Embora sejam obrigatórios o credenciamento da instituição de ensino e o registro de informações gerais junto ao MEC (Ministério da Educação), a oferta desses cursos independe de autorização ou reconhecimento de órgãos do governo.

Segundo Scheffer, em geral, esses cursos são comercializados por um mesmo conglomerado que possui escolas médicas de graduação, cursos preparatórios de residência médica, plataformas digitais, telemedicina e outros serviços. É baixa, por exemplo, a oferta de cursos gratuitos ou que tenham relação explícita com políticas, programas e metas do SUS.

(Foto: Marcelo casal Jr./Agência Brasil)

“Há cursos mantidos por instituições renomadas ou aceitos pelas sociedades de especialidades nas pontuações de provas de títulos. Mas muitos outros são ofertados por instituições sem experiência e capacidade na área do curso. Aí tem joio e tem trigo, mas tem muito joio”, afirma.

Hoje há uma demanda muito grande por especialistas no SUS, com pacientes esperando meses por consultas. De acordo com o estudo Demografia Médica 2024, há desigualdades regionais, com grande concentração de profissionais nas capitais e nos serviços privados.

O estudo mostrou, por exemplo, que o número de anestesistas no Maranhão é cinco vezes menor do que no Rio de Janeiro. O mesmo ocorre com a taxa de cirurgiões. No Pará, a oferta desses profissionais é seis vezes menor que no Distrito Federal.

Acesso a médicos especialistas

Em abril, o Ministério da Saúde lançou o programa de mais acesso a especialistas, com previsão de R$ 1 bilhão em investimentos até o fim do ano.

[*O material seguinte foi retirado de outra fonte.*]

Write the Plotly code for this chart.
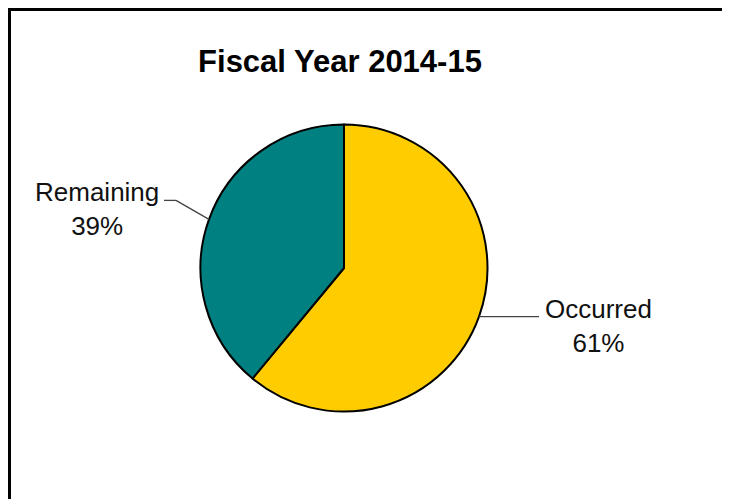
import math
import plotly.graph_objects as go

# ---- data ----
labels = ["Occurred", "Remaining"]
values = [61, 39]
colors = ["#FFCC00", "#008080"]
title_text = "Fiscal Year 2014-15"

# ---- geometry (pixels in the screenshot; page has an 8px body margin) ----
OFF = 8
W, H = 730 - OFF, 499 - OFF
CX, CY, R = 344, 268, 143.5


def px(x):
    return (x - OFF) / W


def py(y):
    return 1 - (y - OFF) / H


fig = go.Figure()
fig.add_trace(go.Pie(
    labels=labels, values=values, sort=False, direction="clockwise", rotation=0,
    marker=dict(colors=colors, line=dict(color="black", width=2)),
    textinfo="none", hoverinfo="label+percent", showlegend=False,
    domain=dict(x=[px(CX - R), px(CX + R)], y=[py(CY + R), py(CY - R)]),
))

total = sum(values)
shapes = []
annotations = []
cum = 0
for lab, v in zip(labels, values):
    theta = 2 * math.pi * (cum + v / 2) / total
    cum += v
    ex = CX + R * math.sin(theta)
    ey = CY - R * math.cos(theta)
    pct = f"{round(100 * v / total)}%"
    txt = f"{lab}<br>{pct}"
    if math.sin(theta) > 0:
        pts = [(ex, ey), (ex + 60, ey)]
        annotations.append(dict(x=px(ex + 64), y=py(ey + 9), xref="paper", yref="paper",
                                text=txt, showarrow=False, xanchor="left", yanchor="middle",
                                align="center", font=dict(size=26, color="#111")))
    else:
        pts = [(ex, ey), (ex - 33, ey - 19), (ex - 45, ey - 19)]
        annotations.append(dict(x=px(ex - 48), y=py(ey - 10), xref="paper", yref="paper",
                                text=txt, showarrow=False, xanchor="right", yanchor="middle",
                                align="center", font=dict(size=26, color="#111")))
    for (x0, y0), (x1, y1) in zip(pts[:-1], pts[1:]):
        shapes.append(dict(type="line", xref="paper", yref="paper",
                           x0=px(x0), y0=py(y0), x1=px(x1), y1=py(y1),
                           line=dict(color="#444", width=1.3)))

# border (left and top) — as close to the page edge as the figure allows
BX, BY = 9.5, 9.5
shapes.append(dict(type="line", xref="paper", yref="paper", x0=px(BX), y0=py(BY), x1=px(BX), y1=0,
                   line=dict(color="black", width=3)))
shapes.append(dict(type="line", xref="paper", yref="paper", x0=px(BX - 1.5), y0=py(BY), x1=1, y1=py(BY),
                   line=dict(color="black", width=3)))

fig.update_layout(
    width=W, height=H,
    margin=dict(l=0, r=0, t=0, b=0),
    paper_bgcolor="white", plot_bgcolor="white",
    font=dict(family="Liberation Sans, Arial, sans-serif", color="black"),
    title=dict(text="<b>" + title_text + "</b>", x=px(340), y=py(61), xanchor="center",
               yanchor="middle", font=dict(size=31, color="black")),
    shapes=shapes, annotations=annotations,
)

fig.write_html("out.html")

A meta do ministério é que o paciente consiga realizar o conjunto de consultas e exames entre 30 e 60 dias.

Para Cesar Eduardo Fernandes, presidente da AMB, melhorar o acesso a médicos especializados é muito importante, mas é preciso que esses profissionais sejam bem qualificados, o que não tem acontecido com o grande número de formandos de muitas das novas faculdades de medicina.

“Não se faz especialista em curso de final de semana, muito menos em ensino à distância. Você precisa ter um aprendizado prático sólido, em que você adquira as competências, as habilidades e as atitudes permitidas para que você, enfim, possa ser registrado como um especialista”, afirma.

Segundo ele, a residência médica brasileira tem exigências baseadas em fundamentos muito bem consolidados da pedagogia médica internacional. Atualmente, apenas um terço dos candidatos consegue obter o título de especialista.

Na sua opinião, é preciso que os formuladores de políticas públicas de saúde façam uma reprogramação das necessidades de especialidades no país e das vagas de residência, criando estímulos que atraiam mais profissionais para as áreas prioritárias.

“A gente sabe que faltam muitos anestesistas, por exemplo. O governo poderia incentivar oferecendo uma carreira de longo prazo, condições de trabalho e remunerações mais adequadas. O mesmo ocorre com os médicos de família”, diz ele.

Na opinião de Mario Scheffer, o estudo pode contribuir com o debate sobre a necessidade de acreditação ou certificação de cursos de pós-graduação lato sensu, o que requereria rever as atribuições do MEC e do Inep (Instituto Nacional de Estudos e Pesquisas Educacionais Anísio Teixeira).